No one says thanks for the effort of the other driver, we take it for granted. Should this be Government’s responsibility?  Could the Prime Minister monitor the whole society? Are we independent enough to use our “Intuitive Judgment”.

Keith seems to connect, he is a consummate “Politician”.  Naz, for all his brilliant articulation and sincerity of effort, does not seem to connect, he is an assiduous worker, soft spoken and collective, but his message does not seem to resonate with the people.  He has the party backing, but seems unable to bridge that transindital “Gap” with the undecided, which includes women voters.  That floating group decides the outcome of an election.  He appears to lack what the Ancient Greeks refer to as the “Hubris”.

A good politician must understand the pulsation and culture of the electorate. Luck favours the “prepared man”.  Extend that to party.

For the chief, temperament of government is to have empathy over those whom they rule.

These days there is accelerated discussion on constitutional reform.

We are an “Independent Nation,” we must tailor our constitution to meet the needs of our people.  We must have the insight to intuitively anticipate the governing challenges of the future.

The proposed new constitution is prepared to give a Prime Minister three successive terms in office. Most states try to limit this because of the potential abuse of power.

The U.S.A. has two successive four (4) years terms as their limit.

We must be guided by the ‘Maxim’ that “All Power corrupts and absolute power corrupts absolutely”.

We are worried about “political interference” of the CCJ but if we call ourselves an independent nation we must have reasonable access to our institutions, which are more in tuned with the cultural relevance of our people.

The Privy Council is prohibitively costly, our people must have access to “Justice”.  In Canada, U.K and the U.S.A., all Supreme Court Judges are appointed on the advice of the Prime Minister.

In the early  days   of U.S. independence, they fought for over fifteen (15) years to decide on the nature of the Supreme Court and who should appoint the judges.  More recently with the untimely death of Justice Scalia, Obama, appointed a replacement Judge, the Republican Party blocked the appointment because of their unyielding ‘Opposition’ to Obama. They control the majority in the House and Senate.
If “Keith” attempted to do this; all of us will be on his back. If we are afraid and unwilling to fashion our institutions as an “Independent Nation” then what kind of ‘Independent Nation’ are we?
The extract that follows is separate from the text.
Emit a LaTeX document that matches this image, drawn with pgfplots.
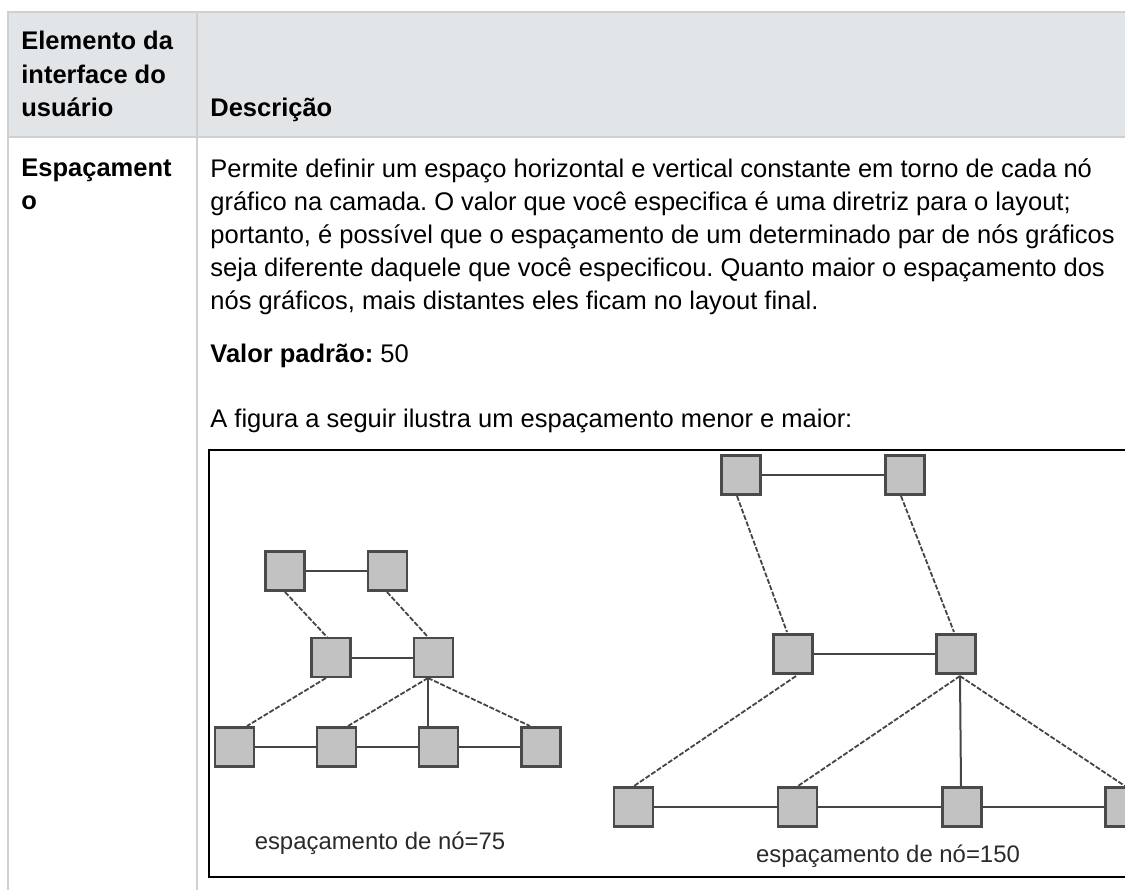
\documentclass[border=0pt]{standalone}
\usepackage{pgfplots}
\pgfplotsset{compat=1.18}
\usepackage{fontspec}
\setmainfont{Liberation Sans}
\frenchspacing
\definecolor{bordergray}{HTML}{D0D0D0}
\definecolor{headbg}{HTML}{E1E5E7}
\definecolor{nodefill}{HTML}{C2C2C2}
\definecolor{nodedraw}{HTML}{4A4A4A}
\definecolor{edgecol}{HTML}{454545}
\definecolor{labcol}{HTML}{2A2A2A}
\newcommand{\bodyfont}{\fontsize{12.75}{16.5}\selectfont}
\newcommand{\labfont}{\fontsize{11.95}{14}\selectfont}
\begin{document}
\begin{tikzpicture}
\useasboundingbox (0,0) rectangle (562.5pt,445pt);
\begin{axis}[
  at={(0,0)}, anchor=south west,
  width=562.5pt, height=445pt, scale only axis,
  xmin=0, xmax=1125, ymin=0, ymax=890, y dir=reverse,
  hide axis, clip=false,
]
% header background
\addplot[fill=headbg, draw=none] coordinates {(8,12) (1125,12) (1125,137) (8,137)} -- cycle;
% table borders
\addplot[draw=bordergray, line width=1.1pt] coordinates {(8,890) (8,12) (1125,12)};
\addplot[draw=bordergray, line width=1.1pt] coordinates {(8,137) (1125,137)};
\addplot[draw=bordergray, line width=1.1pt] coordinates {(197,12) (197,890)};
% figure box
\addplot[draw=black, line width=1pt] coordinates {(1125,450) (209,450) (209,877) (1125,877)};

% ---- small graph edges
\addplot[draw=edgecol, line width=1pt] coordinates {(285,571) (387.5,571)};
\addplot[draw=edgecol, line width=1pt] coordinates {(331,657.5) (433.5,657.5)};
\addplot[draw=edgecol, line width=1pt] coordinates {(234.5,747) (541,747)};
\addplot[draw=edgecol, line width=0.8pt] coordinates {(428,678) (428,726)};
\addplot[draw=edgecol, line width=0.9pt, dash pattern=on 2.5pt off 0.9pt] coordinates {(285,592) (327,637)};
\addplot[draw=edgecol, line width=0.9pt, dash pattern=on 2.5pt off 0.9pt] coordinates {(387,592) (428,637)};
\addplot[draw=edgecol, line width=0.9pt, dash pattern=on 2.5pt off 0.9pt] coordinates {(326,678) (247,726)};
\addplot[draw=edgecol, line width=0.9pt, dash pattern=on 2.5pt off 0.9pt] coordinates {(428,678) (348,726)};
\addplot[draw=edgecol, line width=0.9pt, dash pattern=on 2.5pt off 0.9pt] coordinates {(428,678) (530,726)};
% small graph nodes
\addplot[only marks, mark=square*, mark size=9.8pt,
  mark options={fill=nodefill, draw=nodedraw, line width=1.2pt}]
  coordinates {(285,571) (387.5,571) (331,657.5) (433.5,657.5)
               (234.5,747) (336.5,747) (438.5,747) (541,747)};

% ---- big graph edges
\addplot[draw=edgecol, line width=0.8pt] coordinates {(741,475) (905,475)};
\addplot[draw=edgecol, line width=0.8pt] coordinates {(793,654) (956,654)};
\addplot[draw=edgecol, line width=1pt] coordinates {(633.5,807) (1125,807)};
\addplot[draw=edgecol, line width=1pt] coordinates {(960,676) (961,786)};
\addplot[draw=edgecol, line width=0.9pt, dash pattern=on 2.5pt off 0.9pt] coordinates {(737,496) (787,632)};
\addplot[draw=edgecol, line width=0.9pt, dash pattern=on 2.5pt off 0.9pt] coordinates {(901,496) (954,632)};
\addplot[draw=edgecol, line width=0.9pt, dash pattern=on 2.5pt off 0.9pt] coordinates {(796,676) (634,786)};
\addplot[draw=edgecol, line width=0.9pt, dash pattern=on 2.5pt off 0.9pt] coordinates {(960,676) (798,786)};
\addplot[draw=edgecol, line width=0.9pt, dash pattern=on 2.5pt off 0.9pt] coordinates {(960,676) (1125,786)};
% big graph nodes
\addplot[only marks, mark=square*, mark size=9.8pt,
  mark options={fill=nodefill, draw=nodedraw, line width=1.2pt}]
  coordinates {(741,475) (905,475) (793,654) (956,654)
               (633.5,807) (797.5,807) (962,807) (1125,807)};

% ---- texts
\node[anchor=base west, inner sep=0pt, font=\bodyfont\bfseries] at (axis cs:21,49) {Elemento da};
\node[anchor=base west, inner sep=0pt, font=\bodyfont\bfseries] at (axis cs:21,83) {interface do};
\node[anchor=base west, inner sep=0pt, font=\bodyfont\bfseries] at (axis cs:21,116) {usuário};
\node[anchor=base west, inner sep=0pt, font=\bodyfont\bfseries] at (axis cs:210,116) {Descrição};
\node[anchor=base west, inner sep=0pt, font=\bodyfont\bfseries] at (axis cs:21,176) {Espaçament};
\node[anchor=base west, inner sep=0pt, font=\bodyfont\bfseries] at (axis cs:21,209) {o};

\node[anchor=base west, inner sep=0pt, font=\bodyfont] at (axis cs:210,177) {Permite definir um espaço horizontal e vertical constante em torno de cada nó};
\node[anchor=base west, inner sep=0pt, font=\bodyfont] at (axis cs:210,210) {gráfico na camada. O valor que você especifica é uma diretriz para o layout;};
\node[anchor=base west, inner sep=0pt, font=\bodyfont] at (axis cs:210,243) {portanto, é possível que o espaçamento de um determinado par de nós gráficos};
\node[anchor=base west, inner sep=0pt, font=\bodyfont] at (axis cs:210,276) {seja diferente daquele que você especificou. Quanto maior o espaçamento dos};
\node[anchor=base west, inner sep=0pt, font=\bodyfont] at (axis cs:210,309) {nós gráficos, mais distantes eles ficam no layout final.};
\node[anchor=base west, inner sep=0pt, font=\bodyfont] at (axis cs:210,362) {\textbf{Valor padrão:} 50};
\node[anchor=base west, inner sep=0pt, font=\bodyfont] at (axis cs:210,427) {A figura a seguir ilustra um espaçamento menor e maior:};

\node[anchor=base, inner sep=0pt, font=\labfont, text=labcol] at (axis cs:380,849) {espaçamento de nó=75};
\node[anchor=base, inner sep=0pt, font=\labfont, text=labcol] at (axis cs:888,862) {espaçamento de nó=150};
\end{axis}
\end{tikzpicture}
\end{document}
Are we that insecure or afraid of each other as a people, do we distrust our appointed leaders ‘so much’, when will we mature as a people.  Is our house in order, do we have confidence in ourselves?

As I asked earlier – are we really independent? Do we export anything?  Do we produce enough income and revenue to  sustain ourselves as an ‘Independent Nation’?  Are we good to each other – are we our ‘Brother’s’ keeper?  Do we have a collective “will or vision” as a people as to how to act as an Independent Nation?  Or what critical pathway we want to pursue as an ‘Independent Nation.’

We pay homage to a “Youth Culture” because we always wanted the best for our ‘Children’.  Now they have  taken over, they have no manners, empathy or consideration for  old folks.

We have ‘indulged’ them – look at their mode of dress, their  conduct particularly at  ‘Carnival’, they behave as the children of Israel as when Moses went  up to Mt. Sinai to communicate with the ‘Almighty’. They built the “Golden Calf”.

We ‘obfuscated’ our standards, why not; we are an ‘Independent Nation’.  I am aware that we all have sinned and fallen short of the Glory of God.   But how do we take care of our sick, the disabled, those of us with some kind of affliction?

As an “Independent Nation well into our 40th decade of independence, how well have we looked after our people, the disadvantaged. We have grown selfish and introspective.

What legacy do we want to leave for our children and grandchildren as an Independent nation? How well have we developed the relevant institutions to take  care of our people?  As Cassius told Brutus in Julius Caesar – He said, “the fault dear Brutus is not in ourselves, but in our stars that we are underlying.”